--- START OF DATA ---
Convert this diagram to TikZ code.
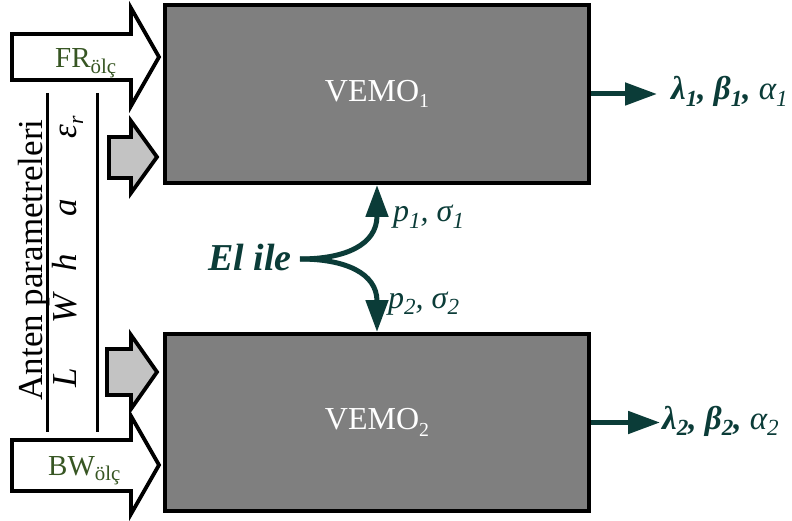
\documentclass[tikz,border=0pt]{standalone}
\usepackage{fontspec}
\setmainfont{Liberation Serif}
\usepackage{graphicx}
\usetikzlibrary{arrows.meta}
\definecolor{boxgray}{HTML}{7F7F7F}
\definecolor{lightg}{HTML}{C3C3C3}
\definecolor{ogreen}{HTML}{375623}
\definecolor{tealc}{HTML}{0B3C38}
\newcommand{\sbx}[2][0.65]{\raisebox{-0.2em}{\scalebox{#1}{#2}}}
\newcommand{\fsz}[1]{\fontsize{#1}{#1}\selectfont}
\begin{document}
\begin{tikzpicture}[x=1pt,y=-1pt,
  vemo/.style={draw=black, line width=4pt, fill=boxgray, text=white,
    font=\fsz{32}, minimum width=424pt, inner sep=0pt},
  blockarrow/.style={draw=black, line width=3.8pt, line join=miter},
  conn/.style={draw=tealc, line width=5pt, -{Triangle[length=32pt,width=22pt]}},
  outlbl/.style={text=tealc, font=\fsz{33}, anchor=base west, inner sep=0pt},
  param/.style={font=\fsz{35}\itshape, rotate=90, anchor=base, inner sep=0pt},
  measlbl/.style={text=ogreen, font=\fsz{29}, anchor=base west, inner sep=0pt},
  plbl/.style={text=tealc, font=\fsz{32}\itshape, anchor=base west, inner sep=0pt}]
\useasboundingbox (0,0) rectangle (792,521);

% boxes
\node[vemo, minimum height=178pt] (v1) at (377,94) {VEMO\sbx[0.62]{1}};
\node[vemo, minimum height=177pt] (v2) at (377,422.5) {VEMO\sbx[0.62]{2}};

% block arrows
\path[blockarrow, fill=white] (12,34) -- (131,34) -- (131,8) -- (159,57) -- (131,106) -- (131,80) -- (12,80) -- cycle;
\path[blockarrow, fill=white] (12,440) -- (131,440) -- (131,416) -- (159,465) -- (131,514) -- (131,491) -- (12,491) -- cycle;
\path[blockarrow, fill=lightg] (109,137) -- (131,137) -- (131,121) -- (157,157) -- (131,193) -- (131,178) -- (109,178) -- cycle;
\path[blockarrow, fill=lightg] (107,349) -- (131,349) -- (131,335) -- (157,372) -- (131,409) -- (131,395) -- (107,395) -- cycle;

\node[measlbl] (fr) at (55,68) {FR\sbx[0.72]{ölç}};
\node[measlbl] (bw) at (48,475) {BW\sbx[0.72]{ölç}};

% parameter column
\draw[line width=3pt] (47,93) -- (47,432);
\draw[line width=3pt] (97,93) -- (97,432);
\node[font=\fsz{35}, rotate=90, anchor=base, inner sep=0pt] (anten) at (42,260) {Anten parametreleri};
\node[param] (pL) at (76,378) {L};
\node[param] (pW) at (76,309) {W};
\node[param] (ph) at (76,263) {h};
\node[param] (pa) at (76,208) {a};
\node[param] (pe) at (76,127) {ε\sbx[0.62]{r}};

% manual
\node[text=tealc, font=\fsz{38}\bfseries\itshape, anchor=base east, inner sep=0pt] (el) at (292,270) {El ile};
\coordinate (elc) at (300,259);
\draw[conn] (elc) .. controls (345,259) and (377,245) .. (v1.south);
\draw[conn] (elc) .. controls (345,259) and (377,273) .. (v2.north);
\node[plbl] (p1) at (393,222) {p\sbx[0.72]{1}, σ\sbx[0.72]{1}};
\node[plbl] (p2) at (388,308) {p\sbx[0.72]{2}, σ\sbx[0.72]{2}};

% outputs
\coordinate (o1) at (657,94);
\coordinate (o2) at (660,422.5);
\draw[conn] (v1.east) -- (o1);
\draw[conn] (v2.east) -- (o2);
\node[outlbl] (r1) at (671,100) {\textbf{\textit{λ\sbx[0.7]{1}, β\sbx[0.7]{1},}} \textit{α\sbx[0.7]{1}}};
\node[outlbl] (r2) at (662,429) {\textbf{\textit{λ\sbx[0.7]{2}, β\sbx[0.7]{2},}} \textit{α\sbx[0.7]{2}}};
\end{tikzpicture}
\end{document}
--- END OF DATA ---
--- START OF DATA ---
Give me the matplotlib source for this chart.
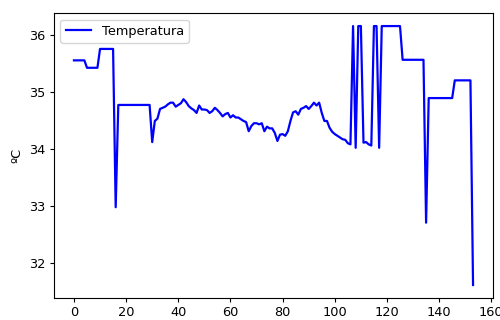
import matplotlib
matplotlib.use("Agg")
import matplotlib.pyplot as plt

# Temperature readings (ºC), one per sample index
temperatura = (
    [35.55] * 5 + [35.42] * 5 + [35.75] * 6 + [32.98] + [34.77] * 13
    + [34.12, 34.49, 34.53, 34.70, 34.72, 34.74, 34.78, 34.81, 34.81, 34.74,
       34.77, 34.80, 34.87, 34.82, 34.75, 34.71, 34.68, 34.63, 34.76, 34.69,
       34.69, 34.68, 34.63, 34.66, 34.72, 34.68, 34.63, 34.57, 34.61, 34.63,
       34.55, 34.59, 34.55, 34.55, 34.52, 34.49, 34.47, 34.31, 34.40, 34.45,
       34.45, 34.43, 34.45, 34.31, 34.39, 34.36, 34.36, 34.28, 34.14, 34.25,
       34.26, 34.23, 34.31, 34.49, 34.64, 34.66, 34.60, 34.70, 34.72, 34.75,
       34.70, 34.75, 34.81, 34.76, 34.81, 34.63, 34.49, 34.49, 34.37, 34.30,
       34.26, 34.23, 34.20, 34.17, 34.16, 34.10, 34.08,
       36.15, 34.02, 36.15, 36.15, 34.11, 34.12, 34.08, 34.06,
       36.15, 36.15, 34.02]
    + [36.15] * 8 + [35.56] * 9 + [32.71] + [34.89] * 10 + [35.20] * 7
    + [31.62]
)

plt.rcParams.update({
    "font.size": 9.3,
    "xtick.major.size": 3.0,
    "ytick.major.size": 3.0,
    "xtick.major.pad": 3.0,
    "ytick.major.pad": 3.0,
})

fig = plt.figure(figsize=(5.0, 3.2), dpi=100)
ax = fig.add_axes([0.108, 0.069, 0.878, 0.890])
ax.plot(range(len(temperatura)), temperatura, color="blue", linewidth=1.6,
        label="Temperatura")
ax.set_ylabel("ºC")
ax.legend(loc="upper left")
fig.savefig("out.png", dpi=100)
--- END OF DATA ---
Only the lines between the one with "Convert this diagram to TikZ code." and the one with "(107,395) -- cycle;", those two included, get copied from the material above. Keep it exact and free of pictures.

▸ RESPONSE FOR THIS EXERCISE
Convert this diagram to TikZ code.
\documentclass[tikz,border=0pt]{standalone}
\usepackage{fontspec}
\setmainfont{Liberation Serif}
\usepackage{graphicx}
\usetikzlibrary{arrows.meta}
\definecolor{boxgray}{HTML}{7F7F7F}
\definecolor{lightg}{HTML}{C3C3C3}
\definecolor{ogreen}{HTML}{375623}
\definecolor{tealc}{HTML}{0B3C38}
\newcommand{\sbx}[2][0.65]{\raisebox{-0.2em}{\scalebox{#1}{#2}}}
\newcommand{\fsz}[1]{\fontsize{#1}{#1}\selectfont}
\begin{document}
\begin{tikzpicture}[x=1pt,y=-1pt,
  vemo/.style={draw=black, line width=4pt, fill=boxgray, text=white,
    font=\fsz{32}, minimum width=424pt, inner sep=0pt},
  blockarrow/.style={draw=black, line width=3.8pt, line join=miter},
  conn/.style={draw=tealc, line width=5pt, -{Triangle[length=32pt,width=22pt]}},
  outlbl/.style={text=tealc, font=\fsz{33}, anchor=base west, inner sep=0pt},
  param/.style={font=\fsz{35}\itshape, rotate=90, anchor=base, inner sep=0pt},
  measlbl/.style={text=ogreen, font=\fsz{29}, anchor=base west, inner sep=0pt},
  plbl/.style={text=tealc, font=\fsz{32}\itshape, anchor=base west, inner sep=0pt}]
\useasboundingbox (0,0) rectangle (792,521);

% boxes
\node[vemo, minimum height=178pt] (v1) at (377,94) {VEMO\sbx[0.62]{1}};
\node[vemo, minimum height=177pt] (v2) at (377,422.5) {VEMO\sbx[0.62]{2}};

% block arrows
\path[blockarrow, fill=white] (12,34) -- (131,34) -- (131,8) -- (159,57) -- (131,106) -- (131,80) -- (12,80) -- cycle;
\path[blockarrow, fill=white] (12,440) -- (131,440) -- (131,416) -- (159,465) -- (131,514) -- (131,491) -- (12,491) -- cycle;
\path[blockarrow, fill=lightg] (109,137) -- (131,137) -- (131,121) -- (157,157) -- (131,193) -- (131,178) -- (109,178) -- cycle;
\path[blockarrow, fill=lightg] (107,349) -- (131,349) -- (131,335) -- (157,372) -- (131,409) -- (131,395) -- (107,395) -- cycle;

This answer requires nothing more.